The North Atlantic Council has today approved a further package of measures designed to enhance stability in the Southern Balkans and demonstrate its firm support for the multi-ethnic government of the former Yugoslav Republic of Macedonia (1). NATO is absolutely committed in its support of the government in Skopje as it faces the challenge of extremist groups, whose violent activities we totally condemn. We reject any attempt at the forcible changing of borders. We stand fully behind the sovereignty, stability, and the territorial integrity of the former Yugoslav Republic of Macedonia (1).

Since the attacks in the former Yugoslav Republic of Macedonia (1) began, KFOR has taken a number of steps to improve border security, to further ensure Kosovo cannot be used as a base for attacks into neighbouring areas. We have sent extra troops to the border area and increased patrolling to improve our ability to detect, disrupt and deter any flow of men and material from Kosovo to the former Yugoslav Republic of Macedonia (1). A further review has shown such activities can be further increased, and more troops will now be sent to the border area. The North Atlantic Council has also endorsed the need for further troops for KFOR, which is doing a magnificent job despite a greatly increased workload, and being severely stretched.

Our co-operation with the government in Skopje will also be further strengthened. We have already improved military co-ordination, and the exchange of military information, but following a series of high-level visits we have now decided to send a senior representative, Ambassador Hans-Joerg Eiff, to supplement the existing NATO Liaison Officer based in Skopje. His presence is an indication of the importance we place on supporting the former Yugoslav Republic of Macedonia (1). We also now have a military liaison team based in the Ministry of Defence in Skopje, and that will be run by a senior NATO military officer. NATO has also endorsed the call for direct bilateral assistance by NATO Allies to the former Yugoslav Republic of Macedonia (1), and will work to co-ordinate such bilateral efforts both in Brussels and on the ground in Skopje.

I am confident the array of measures now in place or underway will have a significant impact on the security situation. They are also being done in full co-operation with other organisations, such as the EU, OSCE and UN and this co-ordinated response is an indication of the international determination to support stability in the region.

What is needed now is restraint and cool judgment. Firmness in the face of attacks should be matched by political action to ensure the men of violence are not allowed the opportunity to polarise the situation. Ultimately, the solution to problems in the area can only be found through political means. Maintaining the solidarity of all ethnic communities is the best way to ensure the defeat of extremist groups.

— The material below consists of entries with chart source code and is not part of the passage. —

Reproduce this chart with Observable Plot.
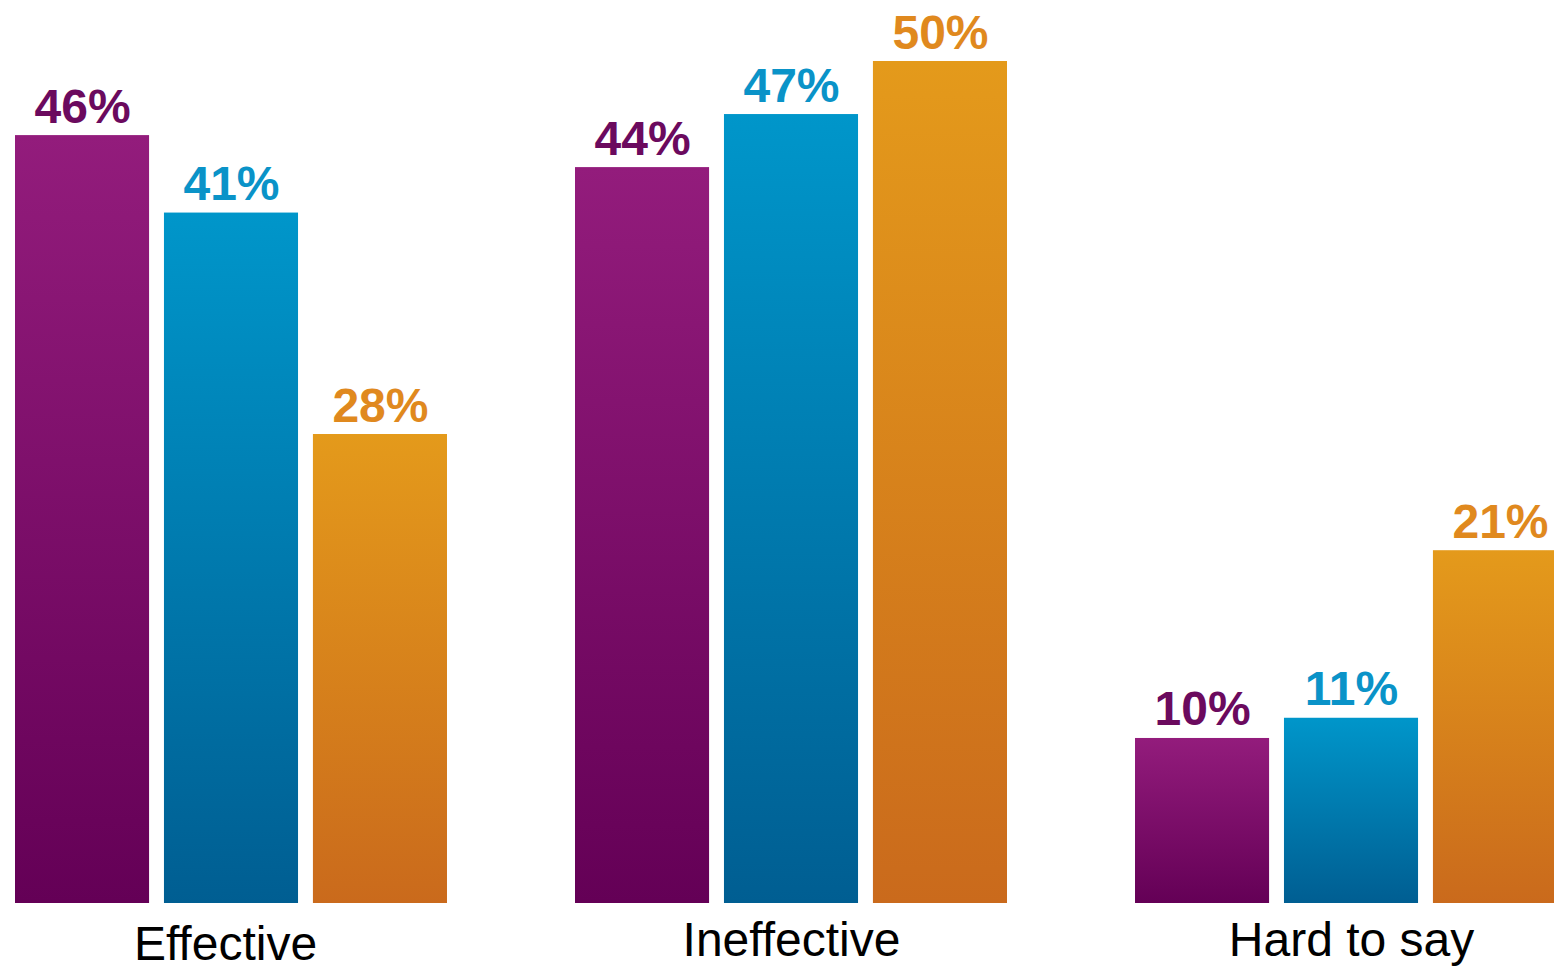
<!DOCTYPE html>
<html>
<head>
<meta charset="utf-8">
<script src="https://cdn.jsdelivr.net/npm/d3@7"></script>
<script src="https://cdn.jsdelivr.net/npm/@observablehq/plot@0.6"></script>
<style>
  html, body { margin: 0; padding: 0; background: #fff; }
  #wrap { width: 1554px; height: 970px; overflow: hidden; }
  #wrap svg { max-width: none !important; }
</style>
</head>
<body>
<div id="wrap"></div>
<script>
const categories = ["Effective", "Ineffective", "Hard to say"];
const seriesNames = ["Series 1", "Series 2", "Series 3"];
// bar heights (percent)
const series1 = [45.6, 43.7, 9.8];
const series2 = [41.0, 46.85, 11.0];
const series3 = [27.85, 50.0, 20.95];
// printed labels
const labels1 = ["46%", "44%", "10%"];
const labels2 = ["41%", "47%", "11%"];
const labels3 = ["28%", "50%", "21%"];

const barGradients = [
  ["#931C7C", "#640056"],
  ["#0096CA", "#005E92"],
  ["#E49A1B", "#CA6A1C"]
];
const labelColors = ["#6B0A5E", "#0A93C8", "#E0891E"];

const seriesValues = [series1, series2, series3];
const seriesLabels = [labels1, labels2, labels3];
const data = [];
categories.forEach((c, i) => {
  seriesNames.forEach((s, j) => {
    data.push({category: c, series: s, value: seriesValues[j][i], label: seriesLabels[j][i], idx: j});
  });
});

const chart = Plot.plot({
  width: 1567,
  height: 970,
  marginLeft: 15,
  marginRight: 0,
  marginTop: 0,
  marginBottom: 67,
  style: {fontFamily: "'Liberation Sans', Arial, sans-serif", background: "white", overflow: "hidden", maxWidth: "none"},
  fx: {domain: categories, paddingInner: 0.2286, paddingOuter: 0, round: false, label: null},
  x: {domain: seriesNames, paddingInner: 0.1, paddingOuter: 0, round: false, axis: null},
  y: {domain: [0, 50], range: [903, 61], axis: null},
  color: {domain: seriesNames, range: seriesNames.map((s, j) => `url(#grad${j})`)},
  marks: [
    Plot.barY(data, {fx: "category", x: "series", y: "value", fill: "series"}),
    Plot.text(data, {
      fx: "category", x: "series", y: "value",
      text: "label",
      fill: d => labelColors[d.idx],
      lineAnchor: "bottom", dy: -13,
      fontSize: 48, fontWeight: "bold"
    }),
    Plot.axisFx({anchor: "bottom", ticks: ["Ineffective", "Hard to say"], tickSize: 0, tickPadding: 18, fontSize: 48, fill: "#000", label: null}),
    Plot.axisFx({anchor: "bottom", ticks: ["Effective"], tickSize: 0, tickPadding: 22, dx: -6, fontSize: 48, fill: "#000", label: null})
  ]
});

const defs = d3.select(chart).insert("defs", ":first-child");
barGradients.forEach((g, j) => {
  const lg = defs.append("linearGradient")
    .attr("id", `grad${j}`).attr("x1", 0).attr("y1", 0).attr("x2", 0).attr("y2", 1);
  lg.append("stop").attr("offset", "0%").attr("stop-color", g[0]);
  lg.append("stop").attr("offset", "100%").attr("stop-color", g[1]);
});

document.getElementById("wrap").appendChild(chart);
</script>
</body>
</html>
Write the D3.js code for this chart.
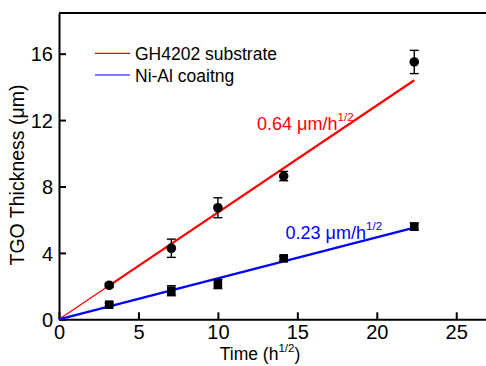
<!DOCTYPE html>
<html><head><meta charset="utf-8">
<script src="https://cdn.jsdelivr.net/npm/d3@7"></script>
<style>body{margin:0;background:#fff}svg{display:block;font-family:"Liberation Sans",Arial,sans-serif}</style>
</head><body><svg id="c" width="486" height="366"></svg>
<script>
const times = [3.16, 7.07, 10, 14.14, 22.36];
const substrate = [2.05, 4.28, 6.72, 8.63, 15.5];
const substrateErr = [0.12, 0.55, 0.6, 0.28, 0.7];
const coating = [0.88, 1.72, 2.13, 3.67, 5.58];
const coatingErr = [0.1, 0.3, 0.28, 0.13, 0.22];
const substrateFit = [[0, 0], [3.16, 2.03], [22.36, 14.4]];
const coatingFit = [[0, 0], [22.36, 5.52]];
const xTicks = [0, 5, 10, 15, 20, 25];
const yTicks = [0, 4, 8, 12, 16];
const seriesNames = ["GH4202 substrate", "Ni-Al coaitng"];
const slopeLabels = ["0.64 μm/h", "0.23 μm/h"];

const svg = d3.select("#c");
const x = d3.scaleLinear().domain([0, 27]).range([59, 488]);
const y = d3.scaleLinear().domain([0, 18.45]).range([319.3, 13]);

// frame
svg.append("line").attr("x1", 59).attr("x2", 488).attr("y1", y(18.45)).attr("y2", y(18.45))
  .attr("stroke", "#000").attr("stroke-width", 2);

const xAxis = svg.append("g").attr("transform", `translate(0,${y(0)})`)
  .call(d3.axisBottom(x).tickValues(xTicks).tickSizeInner(-7).tickSizeOuter(0).tickPadding(6).tickFormat(d3.format("d")));
const yAxis = svg.append("g").attr("transform", `translate(${x(0)},0)`)
  .call(d3.axisLeft(y).tickValues(yTicks).tickSizeInner(-7).tickSizeOuter(0).tickPadding(6).tickFormat(d3.format("d")));
[xAxis, yAxis].forEach(g => {
  g.select(".domain").attr("stroke-width", 2);
  g.selectAll(".tick line").attr("stroke-width", 2);
  g.selectAll(".tick text").attr("font-size", 20).attr("font-family", "Liberation Sans, Arial, sans-serif").attr("fill", "#000");
});
yAxis.selectAll(".tick text").attr("dy", "0.36em");

const line = d3.line().x(d => x(d[0])).y(d => y(d[1]));
// red fit: thin to first point, thicker after
svg.append("path").attr("d", line(substrateFit.slice(0, 2))).attr("stroke", "#ff0000").attr("stroke-width", 1.2).attr("fill", "none");
svg.append("path").attr("d", line(substrateFit.slice(1))).attr("stroke", "#ff0000").attr("stroke-width", 2.2).attr("fill", "none");
svg.append("path").attr("d", line(coatingFit)).attr("stroke", "#0000ff").attr("stroke-width", 2.4).attr("fill", "none");

function errBars(vals, errs) {
  const g = svg.append("g").attr("stroke", "#000").attr("stroke-width", 1.4);
  times.forEach((t, i) => {
    const cx = x(t), y1 = y(vals[i] + errs[i]), y2 = y(vals[i] - errs[i]);
    g.append("line").attr("x1", cx).attr("x2", cx).attr("y1", y1).attr("y2", y2);
    g.append("line").attr("x1", cx - 4.5).attr("x2", cx + 4.5).attr("y1", y1).attr("y2", y1);
    g.append("line").attr("x1", cx - 4.5).attr("x2", cx + 4.5).attr("y1", y2).attr("y2", y2);
  });
}
errBars(substrate, substrateErr);
errBars(coating, coatingErr);

svg.append("g").selectAll("circle").data(times).join("circle")
  .attr("cx", d => x(d)).attr("cy", (d, i) => y(substrate[i])).attr("r", 4.8).attr("fill", "#000");
svg.append("g").selectAll("rect").data(times).join("rect")
  .attr("x", d => x(d) - 4.3).attr("y", (d, i) => y(coating[i]) - 4.3).attr("width", 8.6).attr("height", 8.6).attr("fill", "#000");

// legend
const colors = ["#ff0000", "#0000ff"];
[53.3, 75].forEach((ly, i) => {
  svg.append("line").attr("x1", 95).attr("x2", 130).attr("y1", ly).attr("y2", ly).attr("stroke", colors[i]).attr("stroke-width", 1.2);
  svg.append("text").attr("x", 135).attr("y", ly + 5).attr("dy", "0.1em").attr("font-size", 17.5).attr("fill", "#000").text(seriesNames[i]);
});

// slope labels
function supText(tx, ty, main, color, size) {
  const t = svg.append("text").attr("x", tx).attr("y", ty).attr("font-size", size).attr("fill", color);
  t.append("tspan").text(main);
  t.append("tspan").attr("font-size", size * 0.65).attr("dy", -size * 0.5).text("1/2");
  return t;
}
supText(257, 130, slopeLabels[0], "#ff0000", 18);
supText(285.5, 238.5, slopeLabels[1], "#0000ff", 18);

// axis titles
const xt = svg.append("text").attr("x", 260).attr("y", 359.5).attr("text-anchor", "middle").attr("font-size", 17.5).attr("fill", "#000");
xt.append("tspan").text("Time (h");
xt.append("tspan").attr("font-size", 11.5).attr("dy", -8).text("1/2");
xt.append("tspan").attr("dy", 8).text(")");

svg.append("text").attr("transform", "translate(24,175) rotate(-90)").attr("text-anchor", "middle")
  .attr("font-size", 19.5).attr("fill", "#000").text("TGO Thickness (μm)");
</script></body></html>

My message is that we are determined that the men of violence will not succeed. There is now an unparalleled opportunity for stability in the region. I call upon all political leaders, but especially in Kosovo and the ethnic Albanian communities in the former Yugoslav Republic of Macedonia (1), to condemn violence unreservedly, and work to end it. In this regard, I welcome the very strong statement made by Albanian Prime Minister Meta. The international community has put immense effort into defending minorities against repression, and it will not accept extremists undermining the immense progress that has been made in giving the whole Balkans a better future.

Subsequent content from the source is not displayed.